Remembering Shakespeare
April 23rd, 2007 | Published in Google Books
Although I’m a big Shakespeare fan today, I must admit that reading Hamlet or A Midsummer Night’s Dream used to terrify me. Iambic pentameter was arduous, and sonnets were intimidating. It was only when I began learning how Shakespeare shaped modern English and impacted Elizabethan drama that I began to realize just how magical reading and watching his plays could be.
Today is Shakespeare’s birthday (and the anniversary of his death -- uncanny as that may be), and over four hundred years later, we still use hundreds of words that he created. Although he didn’t necessarily invent new words from scratch, he modified and introduced words into English. The list includes such common words as zany, bedroom, cold-blooded, frugal, priceless, weird, and shooting star.

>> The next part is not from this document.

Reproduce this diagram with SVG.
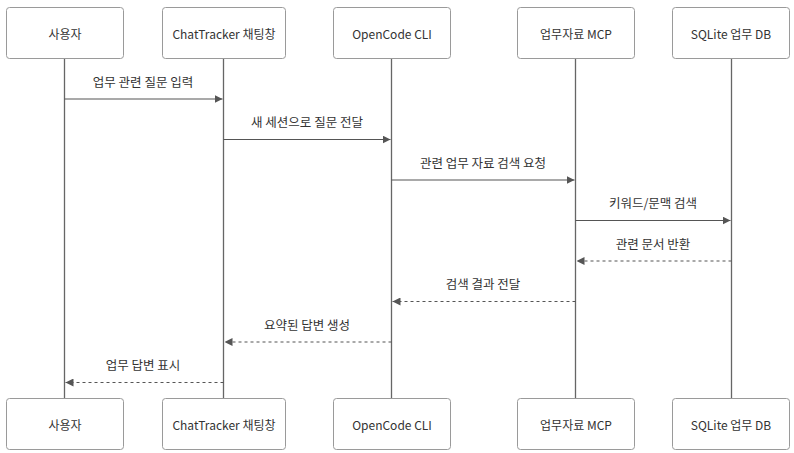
<svg xmlns="http://www.w3.org/2000/svg" width="794" height="453" viewBox="0 0 794 453">
  <style>
    .actor rect { fill: #ffffff; stroke: #9a9a9a; stroke-width: 1; }
    .actor text { font-family: "Noto Sans CJK KR", "Liberation Sans", sans-serif; font-size: 12px; fill: #333333; text-anchor: middle; dominant-baseline: central; }
    .life { stroke: #666666; stroke-width: 1.3; }
    .msg { stroke: #555555; stroke-width: 1.2; fill: none; }
    .reply { stroke-dasharray: 3 3; }
    .label { font-family: "Noto Sans CJK KR", "Liberation Sans", sans-serif; font-size: 12.5px; fill: #333333; text-anchor: middle; dominant-baseline: central; }
  </style>
  <defs>
    <marker id="head" viewBox="0 0 10 10" refX="10" refY="5" markerWidth="8" markerHeight="8" markerUnits="userSpaceOnUse" orient="auto">
      <path d="M0,0 L10,5 L0,10 Z" fill="#555555"/>
    </marker>
  </defs>
  <rect width="794" height="453" fill="#ffffff"/>

  <!-- lifelines -->
  <g id="lifelines">
    <line class="life" x1="64.5" y1="58" x2="64.5" y2="398"/>
    <line class="life" x1="223.5" y1="58" x2="223.5" y2="398"/>
    <line class="life" x1="391.5" y1="58" x2="391.5" y2="398"/>
    <line class="life" x1="575.5" y1="58" x2="575.5" y2="398"/>
    <line class="life" x1="731.5" y1="58" x2="731.5" y2="398"/>
  </g>

  <!-- participants, top row -->
  <g id="user-top" class="actor"><rect x="6.5" y="7.5" width="117" height="51" rx="3"/><text x="65" y="33">사용자</text></g>
  <g id="chat-top" class="actor"><rect x="162.5" y="7.5" width="123" height="51" rx="3"/><text x="224" y="33">ChatTracker 채팅창</text></g>
  <g id="cli-top" class="actor"><rect x="333.5" y="7.5" width="117" height="51" rx="3"/><text x="392" y="33">OpenCode CLI</text></g>
  <g id="mcp-top" class="actor"><rect x="517.5" y="7.5" width="117" height="51" rx="3"/><text x="576" y="33">업무자료 MCP</text></g>
  <g id="db-top" class="actor"><rect x="672.5" y="7.5" width="117" height="51" rx="3"/><text x="731" y="33">SQLite 업무 DB</text></g>

  <!-- participants, bottom row -->
  <g id="user-bottom" class="actor"><rect x="6.5" y="398.5" width="117" height="51" rx="3"/><text x="65" y="424">사용자</text></g>
  <g id="chat-bottom" class="actor"><rect x="162.5" y="398.5" width="123" height="51" rx="3"/><text x="224" y="424">ChatTracker 채팅창</text></g>
  <g id="cli-bottom" class="actor"><rect x="333.5" y="398.5" width="117" height="51" rx="3"/><text x="392" y="424">OpenCode CLI</text></g>
  <g id="mcp-bottom" class="actor"><rect x="517.5" y="398.5" width="117" height="51" rx="3"/><text x="576" y="424">업무자료 MCP</text></g>
  <g id="db-bottom" class="actor"><rect x="672.5" y="398.5" width="117" height="51" rx="3"/><text x="731" y="424">SQLite 업무 DB</text></g>

  <!-- messages -->
  <g id="messages">
    <line class="msg" x1="64.5" y1="99" x2="222.5" y2="99" marker-end="url(#head)"/>
    <text class="label" x="143" y="81">업무 관련 질문 입력</text>

    <line class="msg" x1="223.5" y1="139.5" x2="390.5" y2="139.5" marker-end="url(#head)"/>
    <text class="label" x="307" y="121.5">새 세션으로 질문 전달</text>

    <line class="msg" x1="391.5" y1="180" x2="574.5" y2="180" marker-end="url(#head)"/>
    <text class="label" x="483" y="162">관련 업무 자료 검색 요청</text>

    <line class="msg" x1="575.5" y1="220.5" x2="730.5" y2="220.5" marker-end="url(#head)"/>
    <text class="label" x="653" y="202.5">키워드/문맥 검색</text>

    <line class="msg reply" x1="731.5" y1="261" x2="576.5" y2="261" marker-end="url(#head)"/>
    <text class="label" x="653" y="243">관련 문서 반환</text>

    <line class="msg reply" x1="575.5" y1="301.5" x2="392.5" y2="301.5" marker-end="url(#head)"/>
    <text class="label" x="483" y="283.5">검색 결과 전달</text>

    <line class="msg reply" x1="391.5" y1="342" x2="224.5" y2="342" marker-end="url(#head)"/>
    <text class="label" x="307" y="324">요약된 답변 생성</text>

    <line class="msg reply" x1="223.5" y1="382.5" x2="65.5" y2="382.5" marker-end="url(#head)"/>
    <text class="label" x="143" y="364.5">업무 답변 표시</text>
  </g>
</svg>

Much of Shakespeare’s life remains a mystery, but you can read up on how he grew up in the dreamy English town, Stratford-Upon-Avon, before marrying Anne Hathaway at age 18. And if you didn't catch it when we first posted a while back, at www.google.com/shakespeare, we’ve even collected all of Shakespeare’s plays for easier access.
So until the Bard's birthday next year,
Good night, good night: parting is such sweet sorrow
That I shall say good night till it be morrow.